December 7, 2015

ILYA SOMIN: The Emerging Cross-Ideological Consensus On Zoning.

In recent years, and especially over the last few months, economists and other public policy experts across the political spectrum have come to realize that zoning rules are a major obstacle to affordable housing and economic opportunity for the poor and lower middle class. By artificially restricting new construction, zoning and other similar land-use restrictions greatly increase the price of housing, and prevents the market from adjusting to increasing demand. This emerging consensus is a good sign, though it may be difficult to translate it into effective policy initiatives.

Libertarians and other free market advocates have criticized zoning on such grounds for decades, at least as far back as the late Bernard Siegan’s classic 1972 book Land Use Without Zoning. Present-day pro-market scholars such as Steve Horwitz and Harvard economist Edward Glaeser have continued in a similar vein. More recently, however, the critique of zoning has been taken up by prominent left of center commentators. One particularly notable example is this widely quoted recent speech by Jason Furman, Chairman of President Obama’s Council of Economic Advisers. . . .

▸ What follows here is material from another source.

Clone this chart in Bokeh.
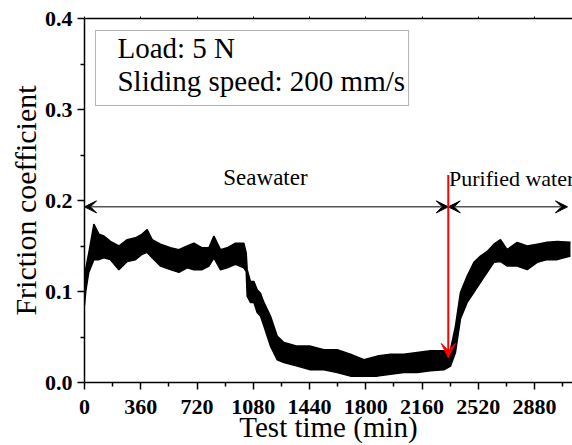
from bokeh.plotting import figure
from bokeh.models import (LinearAxis, Range1d, FixedTicker, Arrow, VeeHead,
                          Label, BoxAnnotation, NumeralTickFormatter)
from bokeh.embed import file_html
from bokeh.resources import INLINE

# ---- data: friction band (upper / lower envelope) ----
time_min = [0, 8, 27, 60, 92, 124, 166, 220, 273, 326, 369, 401, 433, 486, 550,
            604, 657, 700, 753, 796, 828, 870, 913, 966, 1020, 1035, 1041, 1062,
            1084, 1105, 1126, 1148, 1190, 1233, 1276, 1361, 1446, 1532, 1617,
            1702, 1788, 1873, 1958, 2044, 2129, 2214, 2300, 2342, 2374, 2406,
            2449, 2492, 2534, 2577, 2620, 2662, 2705, 2769, 2833, 2897, 2961,
            3025, 3110]
mu_upper = [0.100, 0.125, 0.142, 0.174, 0.163, 0.161, 0.155, 0.150, 0.157, 0.159,
            0.163, 0.168, 0.157, 0.152, 0.148, 0.146, 0.150, 0.153, 0.148, 0.148,
            0.161, 0.146, 0.148, 0.153, 0.153, 0.142, 0.124, 0.111, 0.111, 0.102,
            0.098, 0.088, 0.073, 0.051, 0.044, 0.040, 0.040, 0.036, 0.036, 0.031,
            0.025, 0.029, 0.031, 0.031, 0.033, 0.035, 0.035, 0.036, 0.062, 0.099,
            0.117, 0.132, 0.139, 0.144, 0.152, 0.157, 0.146, 0.154, 0.150, 0.152,
            0.154, 0.155, 0.154]
mu_lower = [0.085, 0.100, 0.121, 0.135, 0.135, 0.137, 0.135, 0.124, 0.133, 0.135,
            0.141, 0.143, 0.137, 0.128, 0.124, 0.121, 0.126, 0.124, 0.124, 0.128,
            0.137, 0.124, 0.126, 0.130, 0.126, 0.122, 0.095, 0.088, 0.088, 0.077,
            0.073, 0.062, 0.040, 0.025, 0.022, 0.018, 0.014, 0.014, 0.011, 0.007,
            0.007, 0.007, 0.009, 0.011, 0.011, 0.013, 0.014, 0.018, 0.033, 0.070,
            0.088, 0.099, 0.110, 0.121, 0.132, 0.133, 0.128, 0.128, 0.124, 0.132,
            0.135, 0.135, 0.139]

x_ticks = [0, 360, 720, 1080, 1440, 1800, 2160, 2520, 2880, 3240]
y_ticks = [0.0, 0.1, 0.2, 0.3, 0.4]

switch_time = 2328          # seawater -> purified water
region_y = 0.193
red_top, red_tip = 0.228, 0.0275
seg_end = 3091

serif = "Liberation Serif"
tick_font = "Times New Roman"

p = figure(width=572, height=445, output_backend="svg", toolbar_location=None,
           x_range=Range1d(0, 3123), y_range=Range1d(0, 0.4),
           min_border_left=84, min_border_right=0, min_border_top=18,
           min_border_bottom=62, x_axis_label="Test time (min)",
           y_axis_label="Friction coefficient")
p.grid.visible = False
p.outline_line_color = None
p.background_fill_color = "white"
p.border_fill_color = "white"

p.xaxis.ticker = FixedTicker(ticks=x_ticks,
                             minor_ticks=[t + 180 for t in [-360] + x_ticks])
p.yaxis.ticker = FixedTicker(ticks=y_ticks,
                             minor_ticks=[round(t + 0.05, 2) for t in y_ticks])
p.yaxis.formatter = NumeralTickFormatter(format="0.0")

for ax in (p.xaxis[0], p.yaxis[0]):
    ax.axis_line_color = "black"
    ax.axis_line_width = 1.5
    ax.major_tick_line_width = 1.5
    ax.minor_tick_line_width = 1.5
    ax.major_tick_in = 0
    ax.minor_tick_in = 0
    ax.major_tick_out = 7
    ax.minor_tick_out = 4
    ax.major_label_text_font = tick_font
    ax.major_label_text_font_style = "bold"
    ax.major_label_text_font_size = "22px"
    ax.major_label_text_color = "black"
    ax.axis_label_text_font = serif
    ax.axis_label_text_font_style = "normal"
    ax.axis_label_text_color = "black"
p.yaxis.major_label_standoff = 5
p.yaxis.axis_label_standoff = 0
p.xaxis.major_label_standoff = 10
p.xaxis.axis_label_standoff = -6
p.xaxis.axis_label_text_font_size = "29px"
p.yaxis.axis_label_text_font_size = "30px"

top = LinearAxis(ticker=FixedTicker(ticks=x_ticks,
                                    minor_ticks=[t + 180 for t in [-360] + x_ticks]),
                 major_label_text_font_size="0px", major_tick_in=0,
                 major_tick_out=2, minor_tick_in=0, minor_tick_out=0,
                 axis_line_width=1.5, major_label_standoff=0)
p.add_layout(top, "above")

# data band
p.varea(x=time_min, y1=mu_lower, y2=mu_upper, fill_color="black")
p.line(time_min, mu_upper, line_color="black", line_width=1.5)
p.line(time_min, mu_lower, line_color="black", line_width=1.5)

# region arrows
grey = "#555555"
p.add_layout(Arrow(x_start=switch_time, y_start=region_y, x_end=0, y_end=region_y,
                   line_color=grey, line_width=1.5,
                   start=VeeHead(size=12, fill_color="black", line_color="black"),
                   end=VeeHead(size=12, fill_color="black", line_color="black")))
p.add_layout(Arrow(x_start=switch_time, y_start=region_y, x_end=seg_end, y_end=region_y,
                   line_color=grey, line_width=1.5,
                   start=VeeHead(size=12, fill_color="black", line_color="black"),
                   end=VeeHead(size=12, fill_color="black", line_color="black")))
p.add_layout(Arrow(x_start=switch_time, y_start=red_top, x_end=switch_time, y_end=red_tip,
                   line_color="red", line_width=2,
                   end=VeeHead(size=14, fill_color="red", line_color="red")))

p.add_layout(Label(x=1158, y=0.211, text="Seawater", text_align="center",
                   text_font=serif, text_font_size="23px", text_color="black"))
p.add_layout(Label(x=switch_time + 5, y=0.21, text="Purified water",
                   text_font=serif, text_font_size="22px", text_color="black"))

# info box
p.add_layout(BoxAnnotation(left=70, right=2074, bottom=0.3044, top=0.3868,
                           fill_alpha=0, line_color="black", line_width=1))
p.add_layout(Label(x=211, y=0.3505, text="Load: 5 N", text_font=serif,
                   text_font_size="29px", text_color="black"))
p.add_layout(Label(x=211, y=0.3132, text="Sliding speed: 200 mm/s", text_font=serif,
                   text_font_size="29px", text_color="black"))

open("out.html", "w").write(file_html(p, INLINE))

Furman’s speech includes a good overview of the academic literature on the subject, which finds that in many cities, zoning restrictions artificially inflate the cost of housing by as much as 50 percent. Other prominent left of center commentators who have recently advanced similar critiques of zoning include Paul Krugman, Noah Smith, and Matthew Yglesias. As Krugman puts it, “this is an issue on which you don’t have to be a conservative to believe that we have too much regulation.”

The growing left-wing critique of zoning is particularly significant because the most liberal cities also tend to be ones with the most restrictive zoning laws, and the highest housing costs. In earlier posts on this subject, I have argued that this tendency is probably the result of voters’ ignorance of the effects of zoning, rather than callous indifference to the needs of the poor. Nonetheless, it would be good if more politically influential liberals become aware of the problem, and began advocate measures to curb zoning.

If you give politicians power, they will use that power on behalf of themselves and their supporters rather than the general public, to precisely the extent that they can get away with it. Lefties occasionally grasp individual applications of this principle, but never the general rule. Or, if they do, they cease to be lefties.